**The input**.
==*==

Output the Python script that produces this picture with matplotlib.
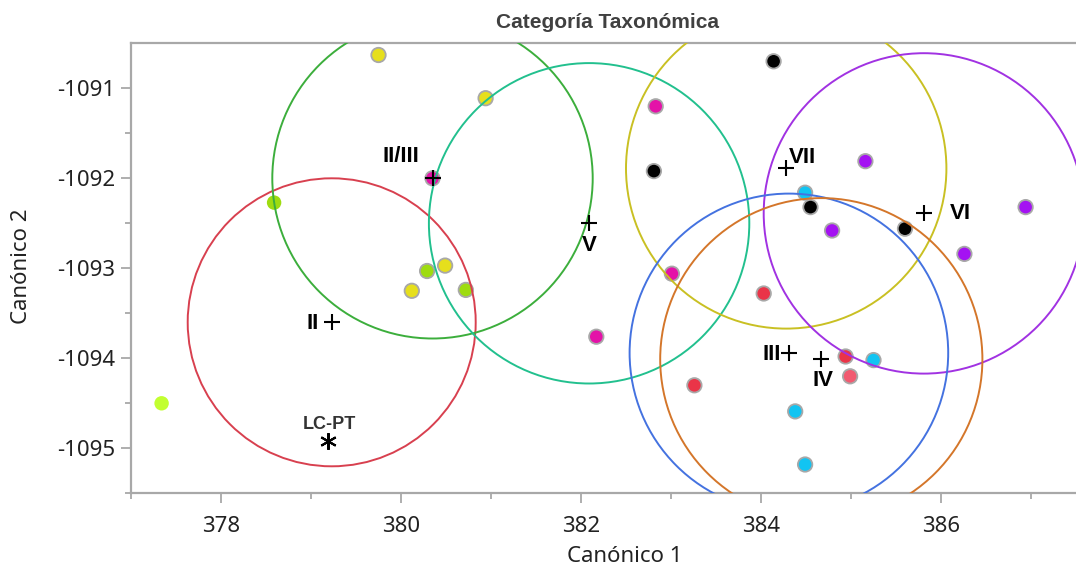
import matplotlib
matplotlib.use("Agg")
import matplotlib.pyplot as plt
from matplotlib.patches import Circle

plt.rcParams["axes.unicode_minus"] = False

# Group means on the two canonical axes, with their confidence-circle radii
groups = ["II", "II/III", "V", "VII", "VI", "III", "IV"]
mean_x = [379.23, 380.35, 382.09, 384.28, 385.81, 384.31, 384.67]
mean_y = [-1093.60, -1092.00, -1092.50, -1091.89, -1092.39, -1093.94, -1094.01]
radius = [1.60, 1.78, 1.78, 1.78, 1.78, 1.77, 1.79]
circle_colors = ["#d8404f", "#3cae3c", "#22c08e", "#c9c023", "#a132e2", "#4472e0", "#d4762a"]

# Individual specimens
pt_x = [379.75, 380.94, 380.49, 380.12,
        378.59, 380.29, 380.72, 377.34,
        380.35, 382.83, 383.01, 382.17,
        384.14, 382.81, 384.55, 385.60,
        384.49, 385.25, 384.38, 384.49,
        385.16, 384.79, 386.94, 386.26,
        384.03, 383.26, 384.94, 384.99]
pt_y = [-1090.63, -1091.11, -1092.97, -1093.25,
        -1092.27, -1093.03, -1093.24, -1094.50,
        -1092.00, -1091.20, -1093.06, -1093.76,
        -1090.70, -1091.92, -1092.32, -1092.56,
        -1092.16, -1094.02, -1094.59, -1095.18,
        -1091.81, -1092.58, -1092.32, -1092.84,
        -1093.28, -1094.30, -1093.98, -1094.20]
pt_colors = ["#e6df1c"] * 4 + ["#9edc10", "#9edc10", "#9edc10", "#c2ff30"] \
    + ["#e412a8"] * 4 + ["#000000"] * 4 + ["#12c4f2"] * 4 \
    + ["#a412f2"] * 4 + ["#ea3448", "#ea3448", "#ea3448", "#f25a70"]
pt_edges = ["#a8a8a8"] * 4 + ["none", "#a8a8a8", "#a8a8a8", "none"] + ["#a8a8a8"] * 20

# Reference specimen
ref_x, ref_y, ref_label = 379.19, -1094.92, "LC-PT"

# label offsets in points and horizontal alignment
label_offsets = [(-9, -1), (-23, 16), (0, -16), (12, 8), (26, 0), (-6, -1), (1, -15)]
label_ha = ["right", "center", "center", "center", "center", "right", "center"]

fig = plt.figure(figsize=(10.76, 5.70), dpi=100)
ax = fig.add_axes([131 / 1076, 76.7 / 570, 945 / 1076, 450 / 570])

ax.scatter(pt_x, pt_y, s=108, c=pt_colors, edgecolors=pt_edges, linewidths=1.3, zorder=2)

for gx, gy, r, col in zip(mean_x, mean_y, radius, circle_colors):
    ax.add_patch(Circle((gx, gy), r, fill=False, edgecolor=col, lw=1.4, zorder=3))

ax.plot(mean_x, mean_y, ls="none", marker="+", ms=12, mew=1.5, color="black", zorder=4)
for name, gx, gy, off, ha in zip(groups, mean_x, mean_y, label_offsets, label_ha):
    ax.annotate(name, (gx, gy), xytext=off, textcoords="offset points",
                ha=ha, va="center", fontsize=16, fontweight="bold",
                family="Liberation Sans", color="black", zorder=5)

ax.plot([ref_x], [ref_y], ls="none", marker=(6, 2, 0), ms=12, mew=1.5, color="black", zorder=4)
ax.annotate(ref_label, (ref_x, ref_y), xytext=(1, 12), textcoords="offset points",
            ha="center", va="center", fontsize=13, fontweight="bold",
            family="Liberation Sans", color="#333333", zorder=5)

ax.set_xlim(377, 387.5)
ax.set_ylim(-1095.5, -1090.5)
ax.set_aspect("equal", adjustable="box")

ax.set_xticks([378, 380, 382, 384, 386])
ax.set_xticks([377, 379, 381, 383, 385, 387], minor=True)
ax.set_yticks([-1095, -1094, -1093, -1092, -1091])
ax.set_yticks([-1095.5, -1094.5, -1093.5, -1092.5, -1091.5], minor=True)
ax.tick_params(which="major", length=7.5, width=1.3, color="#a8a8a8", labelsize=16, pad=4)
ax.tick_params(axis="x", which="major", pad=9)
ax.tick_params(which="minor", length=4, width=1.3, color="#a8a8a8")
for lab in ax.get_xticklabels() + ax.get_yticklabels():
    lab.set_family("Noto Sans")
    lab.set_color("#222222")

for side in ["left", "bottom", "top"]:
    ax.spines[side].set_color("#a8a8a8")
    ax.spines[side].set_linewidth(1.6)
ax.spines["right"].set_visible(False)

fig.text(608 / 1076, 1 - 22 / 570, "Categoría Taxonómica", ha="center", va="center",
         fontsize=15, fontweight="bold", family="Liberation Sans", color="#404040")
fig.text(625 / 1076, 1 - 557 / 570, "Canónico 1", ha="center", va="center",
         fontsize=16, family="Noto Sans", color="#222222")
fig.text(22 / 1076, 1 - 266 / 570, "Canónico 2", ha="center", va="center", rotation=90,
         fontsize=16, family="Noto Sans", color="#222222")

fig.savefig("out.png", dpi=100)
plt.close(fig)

==*==

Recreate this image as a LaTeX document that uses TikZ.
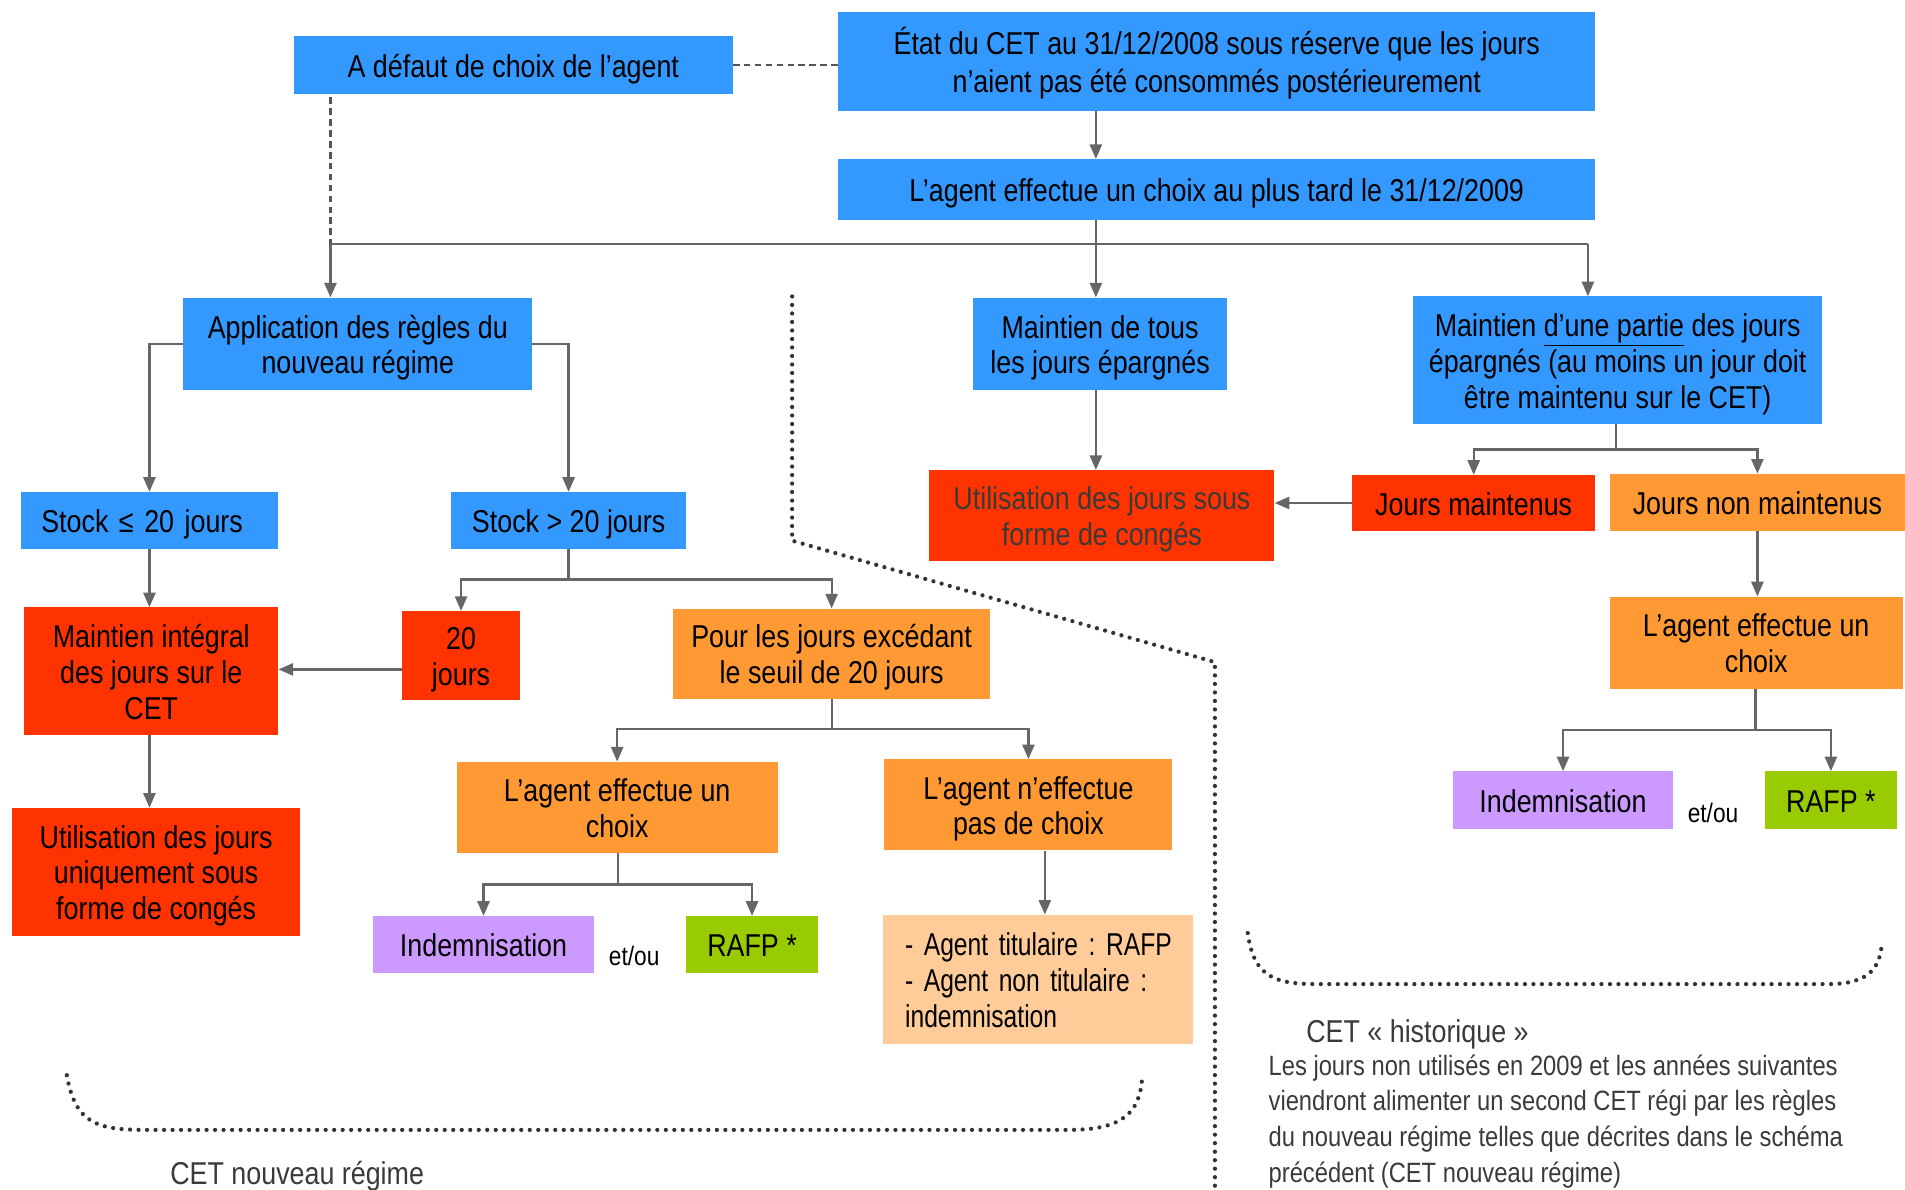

==*==

**Exercise**.
Quote exactly what appears from the line containing "Output the Python" through the line containing "edgecolor=col, lw=1.4, zorder=3))", both included, except for the pictures, and nothing more.

**Full solution**.
Output the Python script that produces this picture with matplotlib.
import matplotlib
matplotlib.use("Agg")
import matplotlib.pyplot as plt
from matplotlib.patches import Circle

plt.rcParams["axes.unicode_minus"] = False

# Group means on the two canonical axes, with their confidence-circle radii
groups = ["II", "II/III", "V", "VII", "VI", "III", "IV"]
mean_x = [379.23, 380.35, 382.09, 384.28, 385.81, 384.31, 384.67]
mean_y = [-1093.60, -1092.00, -1092.50, -1091.89, -1092.39, -1093.94, -1094.01]
radius = [1.60, 1.78, 1.78, 1.78, 1.78, 1.77, 1.79]
circle_colors = ["#d8404f", "#3cae3c", "#22c08e", "#c9c023", "#a132e2", "#4472e0", "#d4762a"]

# Individual specimens
pt_x = [379.75, 380.94, 380.49, 380.12,
        378.59, 380.29, 380.72, 377.34,
        380.35, 382.83, 383.01, 382.17,
        384.14, 382.81, 384.55, 385.60,
        384.49, 385.25, 384.38, 384.49,
        385.16, 384.79, 386.94, 386.26,
        384.03, 383.26, 384.94, 384.99]
pt_y = [-1090.63, -1091.11, -1092.97, -1093.25,
        -1092.27, -1093.03, -1093.24, -1094.50,
        -1092.00, -1091.20, -1093.06, -1093.76,
        -1090.70, -1091.92, -1092.32, -1092.56,
        -1092.16, -1094.02, -1094.59, -1095.18,
        -1091.81, -1092.58, -1092.32, -1092.84,
        -1093.28, -1094.30, -1093.98, -1094.20]
pt_colors = ["#e6df1c"] * 4 + ["#9edc10", "#9edc10", "#9edc10", "#c2ff30"] \
    + ["#e412a8"] * 4 + ["#000000"] * 4 + ["#12c4f2"] * 4 \
    + ["#a412f2"] * 4 + ["#ea3448", "#ea3448", "#ea3448", "#f25a70"]
pt_edges = ["#a8a8a8"] * 4 + ["none", "#a8a8a8", "#a8a8a8", "none"] + ["#a8a8a8"] * 20

# Reference specimen
ref_x, ref_y, ref_label = 379.19, -1094.92, "LC-PT"

# label offsets in points and horizontal alignment
label_offsets = [(-9, -1), (-23, 16), (0, -16), (12, 8), (26, 0), (-6, -1), (1, -15)]
label_ha = ["right", "center", "center", "center", "center", "right", "center"]

fig = plt.figure(figsize=(10.76, 5.70), dpi=100)
ax = fig.add_axes([131 / 1076, 76.7 / 570, 945 / 1076, 450 / 570])

ax.scatter(pt_x, pt_y, s=108, c=pt_colors, edgecolors=pt_edges, linewidths=1.3, zorder=2)

for gx, gy, r, col in zip(mean_x, mean_y, radius, circle_colors):
    ax.add_patch(Circle((gx, gy), r, fill=False, edgecolor=col, lw=1.4, zorder=3))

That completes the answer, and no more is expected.